A little this, a little that, the diminutives of Spanish, one of the losses Izzy, now lost herself, often lamented about English.
Not a whole life, not a guardianship, just this present crisis. All Antonia has to do is fish the boy fallen from the sky out of the water in that Auden poem about suffering. She can do that much, she decides.
You’re on your own after that! Antonia practices what she will tell Estela once they are past this impasse.
Sorry, she keeps saying, not sure to whom. Izzy? Sam? But along with keeping alive her sister’s nobility of soul and Sam’s basic decency, the only short-lived immortalities they are likely to have, Antonia has to live the only mortal life she is sure to have.
If I try to be like you, who will be like me? Her therapist’s grandmother’s Yiddish sayings now live on in the mind of a stranger she could never have imagined as a child in the camps.
And so in mid-May Estela moves in. The empty house fills with the messy busyness of two more lives, one with no sense of the divine division between day and night. With encouragement and the small incentives of extra cash for helping with this and that, Mario starts coming around. Antonia buys the Spanish-language package from the cable TV provider, 80+ canales en espa?ol, 120+ en inglés, not only to entertain Estela as she breastfeeds the baby on the couch but also to entice Mario to stay after his little jobs are done, his cash pocketed, to watch his programas and telenovelas on la do?ita’s big screen, a lot better than the small box with rabbit ears left behind in the trailer by former workers. From her study Antonia can hear the two teenagers cheering on their favorite teams or gasping at the antics of the narcotraficantes or falling silent when El Noticiero brings more distressing news from the border they once crossed.

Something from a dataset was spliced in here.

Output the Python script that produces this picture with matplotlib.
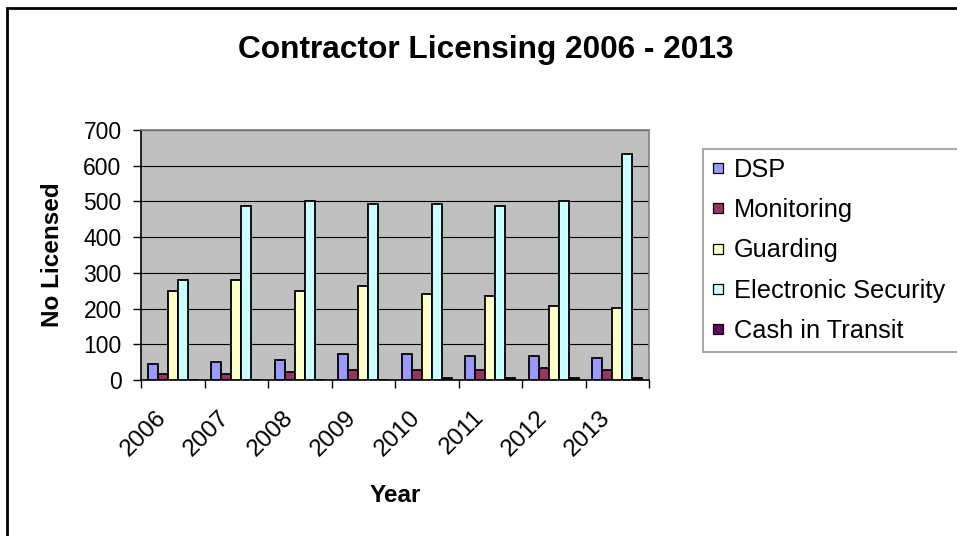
import numpy as np
import matplotlib.pyplot as plt
from matplotlib.lines import Line2D
from matplotlib.patches import Rectangle

plt.rcParams['font.family'] = ['Liberation Sans', 'DejaVu Sans']

years = ['2006', '2007', '2008', '2009', '2010', '2011', '2012', '2013']
dsp = [45, 50, 57, 73, 73, 67, 67, 62]
monitoring = [17, 17, 22, 29, 29, 29, 35, 29]
guarding = [250, 280, 250, 263, 242, 236, 208, 201]
electronic = [280, 488, 500, 492, 492, 488, 500, 633]
cash_transit = [0, 0, 0, 0, 5, 5, 5, 5]

series = [('DSP', dsp, '#9999FF'),
          ('Monitoring', monitoring, '#993366'),
          ('Guarding', guarding, '#FFFFCC'),
          ('Electronic Security', electronic, '#CCFFFF'),
          ('Cash in Transit', cash_transit, '#660066')]

fig = plt.figure(figsize=(9.57, 5.36), dpi=100)
ax = fig.add_axes([141/957, 1 - 380/536, 508/957, 250/536])
ax.set_facecolor('#C0C0C0')

x = np.arange(len(years))
w = 0.1575
for i, (name, vals, col) in enumerate(series):
    ax.bar(x + (i - 2) * w, vals, w, color=col, edgecolor='black',
           linewidth=1.3, label=name, zorder=3)

ax.set_xlim(-0.5, len(years) - 0.5)
ax.set_ylim(0, 700)
ax.set_yticks(range(0, 701, 100))
ax.yaxis.grid(True, color='black', linewidth=0.8, zorder=0)
ax.tick_params(axis='y', labelsize=16.5, length=6, width=1, direction='out', pad=8)

# year labels sit between the boundary ticks
ax.set_xticks(np.arange(-0.5, len(years), 1))
ax.set_xticklabels([])
ax.set_xticks(x - 0.28, minor=True)
ax.set_xticklabels(years, minor=True, rotation=45, ha='right',
                   rotation_mode='anchor', fontsize=17.5)
ax.tick_params(axis='x', which='major', length=6, width=1, direction='out')
ax.tick_params(axis='x', which='minor', length=0, pad=19)

for s in ['top', 'right']:
    ax.spines[s].set_color('#808080')
    ax.spines[s].set_linewidth(1.2)
for s in ['left', 'bottom']:
    ax.spines[s].set_color('black')
    ax.spines[s].set_linewidth(1.2)

ax.set_ylabel('No Licensed', fontsize=17.5, fontweight='bold', labelpad=14)
ax.set_xlabel('Year', fontsize=17.5, fontweight='bold', labelpad=17)

fig.text(0.508, 1 - 50/536, 'Contractor Licensing 2006 - 2013',
         fontsize=22.8, fontweight='bold', ha='center', va='center')

handles = [Line2D([], [], linestyle='none', marker='s', markersize=7.5,
                  markerfacecolor=col, markeredgecolor='black', markeredgewidth=0.9)
           for _, _, col in series]
labels = [name for name, _, _ in series]
leg = fig.legend(handles, labels, loc='upper left',
                 bbox_to_anchor=(703/957, 1 - 351/536, 0.35, 202/536),
                 mode='expand', fontsize=18.3, frameon=True, fancybox=False,
                 edgecolor='#808080', labelspacing=0.64, handlelength=0.5,
                 handletextpad=0.35, borderaxespad=0, borderpad=0.35)
leg.get_frame().set_linewidth(1.2)

# outer chart border, cut off at the right and bottom like the original
fig.patches.append(Rectangle((7/957, -0.1), 1.2, 1.1 - 8/536, transform=fig.transFigure,
                             fill=False, edgecolor='black', linewidth=2))

fig.savefig('out.png', dpi=100)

Estela names the baby Marianela—a smart move, giving the little girl the name of the disgruntled boyfriend Estela hopes to woo back. Antonia’s friends comment that Marianela is the spitting image of her namesake, whom they assume is the baby’s father. But these are friends who aren’t acquainted with many Mexicans, so it might well be a case of all people of a certain race or ethnicity looking alike to someone who doesn’t share the same traits. In this case, though, they have a point. There’s a strong resemblance—same pointy chin, same dimples and slight Asian slant to the eyes, not such a stretch in their small village that the biological father might well be a distant relation of Mario. Perhaps this resemblance or the fact that the baby endearingly takes to him, quieting when she is handed over—begins to soften Mario’s tough stance.
Antonia seems more lighthearted herself, her friends comment, relieved. Everybody likes a resurrection.
Dinner party invitations increase. She’s a better guest, Antonia guesses. Except when she gets started on the situation of undocumented workers in their very same county, carrying Vermont’s dairy industry on their backs, or in Cassandra mode, on the looming death of the planet, Antonia can get as tiresome as poor dear Sam—her turn to ruin the lite mood at her friends’ gatherings.
She has become friends with the much younger Beth Trotter by virtue of their common bond, looking out for Estela and her baby—a bond nonparent Antonia has never before experienced but often observed among moms in the playground, talking endlessly and unapologetically with each other about feeding strategies and toilet-training approaches and schooling options without feeling they’re circumscribing everybody else’s world in their sandbox.
Have you considered making this a more permanent arrangement? Beth asks one Saturday as they head to a workshop at the Zen Center.
Too many times! Antonia laughs, and leaves it at that. Given their destination today, Beth also lets it go.